The current crisis in the US Right and the insurgency from the Left are shattering the consensus forged over decades and centred on the might of the market. But the mental universe of elites has rendered invisible the plight of the many while they’ve been enjoying the spoils of privatisation, the profits of globalisation and the licence of corporate non-regulation, presided over by a political class more or less completely in the grip of Wall Street mentalities. They do not see that the world has moved on, that there are working and middle class people whose living standards and prospects bear no relationship to the classless utopia or American dream of some golden age. In truth, the golden age disappeared around 1973 and, for minorities, its lustre was a mere mirage.

The pent up rage on the Right represents the shrill cry of people in the shadows upon whose psychic and social plight Donald Trump’s demagoguery has shone an energising ray of light. Many of them would hardly shrink, might even celebrate, the subliminal slogan at the heart‎ of Trumpism – white, working class power. It may be a road to nowhere but division by mobilising resentment and pain through irresponsible, but well thought out, knee-jerk bigotry and ethnocentrism. Yet its adherents look to a golden past when America was theirs, as was the world. At home and abroad, they see defeat and humiliation at the hands of lesser peoples, including a supposed Muslim foreigner in the White House. So they want their country back and to make it great again. In this scenario, perhaps Trump is like Benito Mussolini restoring the Roman empire. Racial antipathy among marginal white workers appears to have conjoined two forces that conventionally pull in opposite directions; class matters in America but in usual ways. President Barack Obama has unwittingly proved a prime target for racist anti-elitists.

The frustrations of the many young workers and middle classes rest on the Left with Bernie Sanders’s socialism. The under-thirties don’t care about the Cold war and its constructed ‘Red Scare’ that the over-fifties were force-fed and imbibed for decades after 1947; they want Swedish welfare capitalism in spades, to be relieved of lifelong indebtedness incurred at college and the costs of corporate-controlled healthcare. They would rather divert war spending to building a new America worthy of the American dream, tax the rich, stem the flow of big money into politics, and restore the healthier public political culture of the 1960s – built by a mobilised, educated and participatory populace who had had enough of racial and gender oppression, militarism and war, and a corrupt, arrogant elite.

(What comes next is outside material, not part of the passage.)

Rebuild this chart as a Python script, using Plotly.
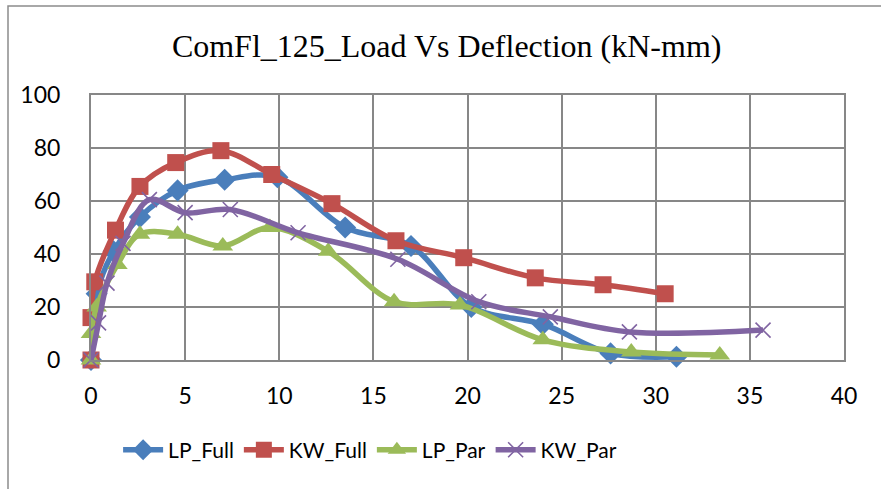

Sanders talks the politics of class, which actually accords with the cry of white workers backing Trump – but the latter cannot see past their identity politics of ethno-racial loss. So the two groups with so many complaints and demands in common remain divided, one of the reasons sociologist Werner Sombart gave over a century ago in answer to his question: “Why is there no socialism in the United States?”

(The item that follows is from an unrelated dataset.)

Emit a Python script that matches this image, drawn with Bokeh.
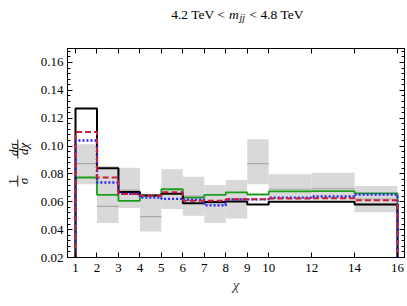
import numpy as np
from bokeh.plotting import figure
from bokeh.layouts import column, row
from bokeh.models import Range1d, FixedTicker, LinearAxis
from bokeh.core.properties import value
from bokeh.embed import file_html
from bokeh.resources import INLINE

# ---- data ----
edges = [1, 2, 3, 4, 5, 6, 7, 8, 9, 10, 12, 14, 16]
black = [0.127, 0.084, 0.067, 0.0645, 0.0657, 0.059, 0.0598, 0.0602, 0.058, 0.060, 0.060, 0.058]
green = [0.0774, 0.065, 0.0607, 0.0645, 0.069, 0.063, 0.065, 0.0667, 0.0652, 0.0674, 0.0676, 0.066]
red = [0.110, 0.0774, 0.0655, 0.0645, 0.0669, 0.0607, 0.0607, 0.0618, 0.0618, 0.0624, 0.0626, 0.061]
blue = [0.104, 0.0738, 0.0657, 0.063, 0.0621, 0.0614, 0.0574, 0.0617, 0.0617, 0.063, 0.0638, 0.0652]
data_c = [0.0874, 0.0567, 0.0684, 0.0493, 0.069, 0.064, 0.0585, 0.062, 0.0874, 0.069, 0.0695, 0.062]
band_hi = [0.1012, 0.0857, 0.0845, 0.0635, 0.0834, 0.0779, 0.0721, 0.0757, 0.1048, 0.0798, 0.0809, 0.0714]
band_lo = [0.0726, 0.0448, 0.0556, 0.0386, 0.0548, 0.050, 0.0448, 0.048, 0.0726, 0.0615, 0.0615, 0.0524]
x_ticks = [1, 2, 3, 4, 5, 6, 7, 8, 9, 10, 12, 14, 16]
y_ticks = [0.02, 0.04, 0.06, 0.08, 0.10, 0.12, 0.14, 0.16]
y_minor = [round(0.02 + 0.004 * i, 4) for i in range(38)]

X0, X1 = 0.627, 16.326
Y0, Y1 = 0.02, 0.17
FONT = "Liberation Serif"

W, H = 407, 306
TH = 24          # title strip height
LW = 34          # y-label strip width
MW, MH = W - LW, H - TH
FL, FR, FT, FB = 67, 404, 48, 257   # frame edges in page pixels


def bare(f):
    f.grid.visible = False
    f.outline_line_color = None
    f.background_fill_color = "white"
    f.border_fill_color = "white"


# ---- main plot ----
p = figure(width=MW, height=MH, output_backend="svg", toolbar_location=None,
           x_range=Range1d(X0, X1), y_range=Range1d(Y0, Y1),
           min_border_left=FL - LW, min_border_right=W - FR, min_border_top=FT - TH,
           min_border_bottom=H - FB)
p.grid.visible = False
p.background_fill_color = "white"
p.outline_line_color = "black"
p.outline_line_width = 1

left = edges[:-1]
right = edges[1:]
p.quad(left=left, right=right, bottom=band_lo, top=band_hi,
       fill_color="#d9d9d9", line_color=None)
p.segment(x0=left, x1=right, y0=data_c, y1=data_c, line_color="#a8a8a8", line_width=1.2)


def step(vals):
    xs = np.repeat(edges, 2)
    ys = np.concatenate([[Y0], np.repeat(vals, 2), [Y0]])
    return xs, ys


for vals, col, w, dash in [(green, "#1c9e1c", 1.8, "solid"),
                           (black, "black", 2.0, "solid"),
                           (blue, "#2424ff", 2.4, "2 2"),
                           (red, "#c81e3a", 2.0, "6 3")]:
    xs, ys = step(vals)
    p.line(xs, ys, line_color=col, line_width=w, line_dash=dash)


def style(ax):
    ax.axis_line_color = "black"
    ax.major_tick_in = 5
    ax.major_tick_out = 0
    ax.minor_tick_in = 3
    ax.minor_tick_out = 0
    ax.major_tick_line_color = "black"
    ax.minor_tick_line_color = "black"
    ax.major_label_text_font = FONT
    ax.major_label_text_font_size = "13px"
    ax.major_label_text_color = "black"


xt = FixedTicker(ticks=x_ticks, minor_ticks=[])
yt = FixedTicker(ticks=y_ticks, minor_ticks=y_minor)
p.xaxis.ticker = xt
p.yaxis.ticker = yt
p.yaxis.major_label_overrides = {v: f"{v:.2f}" for v in y_ticks}
style(p.xaxis[0])
style(p.yaxis[0])
p.xaxis.major_label_standoff = 6
p.yaxis.major_label_standoff = 4
p.xaxis.axis_label = "χ"
p.xaxis.axis_label_text_font = FONT
p.xaxis.axis_label_text_font_style = "italic"
p.xaxis.axis_label_text_font_size = "15px"
p.xaxis.axis_label_standoff = 2

top = LinearAxis(ticker=xt)
style(top)
top.major_label_overrides = {v: "" for v in x_ticks}
top.major_label_standoff = 0
p.add_layout(top, "above")
rt = LinearAxis(ticker=yt)
style(rt)
rt.major_label_overrides = {v: "" for v in y_ticks}
rt.major_label_standoff = 0
p.add_layout(rt, "right")


def ttext(f, X, Y, txt, size, style_="normal", align="left", angle=0.0, base="alphabetic"):
    f.text(x=[X], y=[Y], text=[txt], text_font=value(FONT), text_font_size=value(size),
           text_font_style=style_, text_align=align, text_baseline=base, angle=angle,
           text_color="black")


# ---- title strip: x in page pixels, y = TH - page y ----
t = figure(width=W, height=TH, output_backend="svg", toolbar_location=None,
           x_range=Range1d(FL, FR), y_range=Range1d(0, TH),
           x_axis_location=None, y_axis_location=None,
           min_border_left=FL, min_border_right=W - FR, min_border_top=0, min_border_bottom=0)
bare(t)
ttext(t, 225, TH - 14, "4.2 TeV <", "13.5px", align="right")
ttext(t, 228.5, TH - 14, "m", "13.5px", style_="italic")
ttext(t, 239, TH - 17, "jj", "10px", style_="italic")
ttext(t, 249, TH - 14, "< 4.8 TeV", "13.5px")

# ---- y-label strip: x in page pixels, y = H - page y ----
yl = figure(width=LW, height=MH, output_backend="svg", toolbar_location=None,
            x_range=Range1d(0, LW), y_range=Range1d(H - FB, H - FT),
            x_axis_location=None, y_axis_location=None,
            min_border_left=0, min_border_right=0, min_border_top=FT - TH,
            min_border_bottom=H - FB)
bare(yl)
A = np.pi / 2


def ly(Y):
    return H - Y


ttext(yl, 12.5, ly(181), "1", "13px", align="center", angle=A, base="middle")
ttext(yl, 23, ly(180.5), "σ", "13px", style_="italic", align="center", angle=A, base="middle")
ttext(yl, 12.5, ly(149), "dσ", "13px", style_="italic", align="center", angle=A, base="middle")
ttext(yl, 23, ly(148.5), "dχ", "13px", style_="italic", align="center", angle=A, base="middle")
yl.segment(x0=[17.3, 17.3], x1=[17.3, 17.3], y0=[ly(175), ly(139)], y1=[ly(186), ly(158)],
           line_color="black", line_width=0.9)

layout = column(t, row(yl, p, spacing=0), spacing=0)
open("out.html", "w").write(file_html(layout, INLINE))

With Ted Cruz still on the margins of the Republican elite’s affections, only Hillary Clinton stands unequivocally for defence of the existing system, explaining why Republicans – the creators of “Stop Trump” organisations – may end up holding their noses and voting Democratic in November. But they may not get the chance if Sanders continues to surprise by adding more wins to add to his current 11, especially in big states like California and New York.

The short term political prospects are pretty bleak and Americans are prepared for a bumpy ride into the summer nominating conventions. But the discontent is so intense that there’s likely to be a correction. The US system has proved very flexible in the past, including when it was captured by corporate money and then recaptured/recalibrated by more enlightened elements allied with reformist politicians. The Gilded Age of ‘robber barons’ – Rockefeller, Carnegie, Vanderbilt et al – in the 1880s and 1890s gave way to leftist and conservative progressivism (both state building programmes against the excesses of the market); in turn, progressivism gave way to red scares after 1918 and the free market jamboree of the ‘20s that ended in the Wall Street crash of 1929. The New Deal of the 1930s inaugurated by Franklin Delano Roosevelt just about outlived the second world war but came under the intense scrutiny of the FBI and McCarthyism. And the pendulum swung again with the Great Society programmes under Lyndon Johnson, and again with Reaganomics in the 1980s and 1990s (by then known as the Third Way).

Major party realignments in the US seem to happen every 30 or 40 years – 1896, 1932/6, 1968, possibly 1994. The country may be heading towards another one, although it is early days still. The Republican party’s days look numbered, while the Democratic party is reeling under the Sanders insurgency. That’s the terrain on which a new politics will probably emerge, but only if organised constituencies develop to maintain pressure on their leaders to remind them where their interest lie. Gouldner’s iron law of democracy demands it.